Kim Foxx airs TV ad touting work fighting ‘violence and injustice’ as challenger Bill Conway vows a ‘public corruption reckoning’
Foxx’s ad promotes her record and personalizes her work as the county’s top prosecutor. But challenger Conway vowed to remove the ‘influence of politics from the State’s Attorney’s Office.’
Cook County State’s Attorney Kim Foxx released her first TV ad for the election cycle on Thursday, painting herself as a progressive prosecutor whose upbringing prepared her to battle both “violence and injustice.”
But Democratic primary challenger Bill Conway did his best to portray her as a protector of the powerful as he released an ethics plan aimed at “removing the influence of politics from the State’s Attorney’s Office.”
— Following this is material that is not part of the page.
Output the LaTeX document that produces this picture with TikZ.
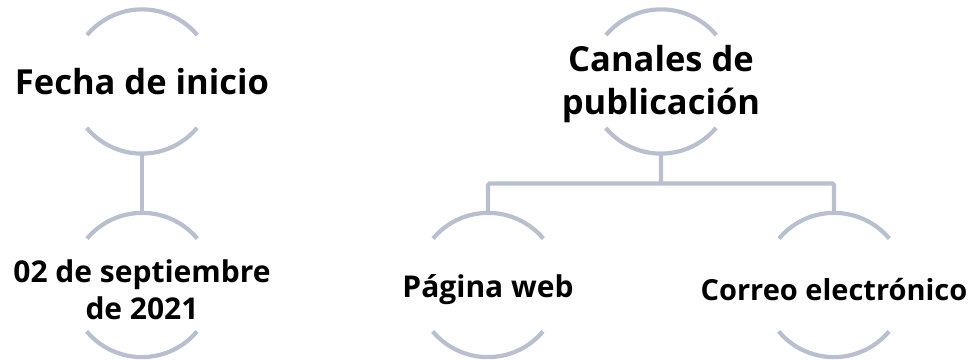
\documentclass[tikz,border=0pt]{standalone}
\usepackage{fontspec}
\setmainfont{Open Sans}
\usetikzlibrary{positioning}

\definecolor{arcgray}{RGB}{184,192,207}

\begin{document}
\begin{tikzpicture}[x=1pt,y=1pt,
  ring/.style={circle,minimum size=144pt,inner sep=0pt},
  toptext/.style={align=center,inner sep=0pt,
    font=\fontsize{34.5}{43}\selectfont\bfseries},
  subtext/.style={align=center,inner sep=0pt,yshift=-5pt,
    font=\fontsize{30}{37}\selectfont\bfseries},
  rim/.style={arcgray,line width=4.2pt},
  link/.style={arcgray,line width=4.2pt,rounded corners=1.5pt}]
  \useasboundingbox (0,0) rectangle (975,359);

  \node[ring] (fecha) at (142,277.5) {};
  \node[ring] (fechaval) at (142,74) {};
  \node[ring] (canales) at (661,277.5) {};
  \node[ring] (pagina) at (488,74) {};
  \node[ring] (correo) at (834,74) {};

  \node[toptext] (fecha-txt) at (fecha) {Fecha de inicio};
  \node[subtext] (fechaval-txt) at (fechaval) {02 de septiembre\\de 2021};
  \node[toptext,yshift=-3pt] (canales-txt) at (canales) {Canales de\\publicación};
  \node[subtext] (pagina-txt) at (pagina) {Página web};
  \node[subtext,font=\fontsize{29}{37}\selectfont\bfseries] (correo-txt) at (correo) {Correo electrónico};

  % the two arcs round each text
  \foreach \n in {fecha,fechaval,canales,pagina,correo}{
    \draw[rim] (\n.40) arc (40:140:72pt);
    \draw[rim] (\n.220) arc (220:320:72pt);
  }

  \draw[link] (fecha.south) -- (fechaval.north);

  \coordinate (bar) at (661,175.5);
  \draw[link] (canales.south) -- (bar) -| (pagina.north);
  \draw[link] (bar) -| (correo.north);
\end{tikzpicture}
\end{document}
Foxx’s TV ad promotes her record and personalizes her work as the county’s top prosecutor.
“The tower I grew up in wasn’t made of ivory, and poverty and gun violence weren’t just on the news,” Foxx says in the ad, over grainy images of Cabrini Green, where Foxx grew up and photos of her as a child.
Foxx has referenced growing up in the high-rises. She previously told the Sun-Times her mother’s sisters all raised families at Cabrini, and on Foxx’s floor there was a “sense of community.”
It’s because of that upbringing that Foxx’s work has taken on “violence and injustice,” she says in the ad, and it’s why she’s devoted resources to “prosecute violent crime, and guns,” why she’s taken on the National Rifle Association and “prioritized justice reform, not jail time for minor offenses.”
Earlier Thursday, Conway, one of Foxx’s opponents in the March primary, released his ethics plan, which not taking money from property tax attorneys and promising a “public corruption reckoning” if he’s elected.
Conway also pointed to the Jussie Smollett case as one where a “connected celebrity got a special deal that others” wouldn’t have received.
Smollett was accused of making a false report to Chicago police and was indicted in March on 16 counts of disorderly conduct for allegedly lying about being attacked in a hate crime. Weeks later, the state’s attorney’s office abruptly dropped the charges, sparking outrage as well as confusion.
Foxx’s television spot hit the airwaves Thursday. Her campaign reported raising nearly $600,000 last quarter. The campaign began 2020 with over $1.1M in cash on hand, raising nearly five times as much in the fourth quarter as it did in the first half of 2019, according to a release with the ad.
“These numbers show that the public believes in the progress that State’s Attorney Foxx is making, and they know her work has just begun,” part of the release said.
Late last year, Foxx acknowledged that she didn’t handle the Smollett case well and stressed her mistakes had more to do with not informing the public with the ins-and-outs of her office, not the investigation itself.
“And I own that,” she said at the time. “I should’ve done better at that. It didn’t meet the standards that we set for ourselves at the office.”
In the ad released Thursday, Foxx didn’t mention Smollett, focusing instead on the work she’s done.
“For so many, it’s crucial we get this work done,” Foxx says at the close of the ad. “For me, it’s personal we get it right.”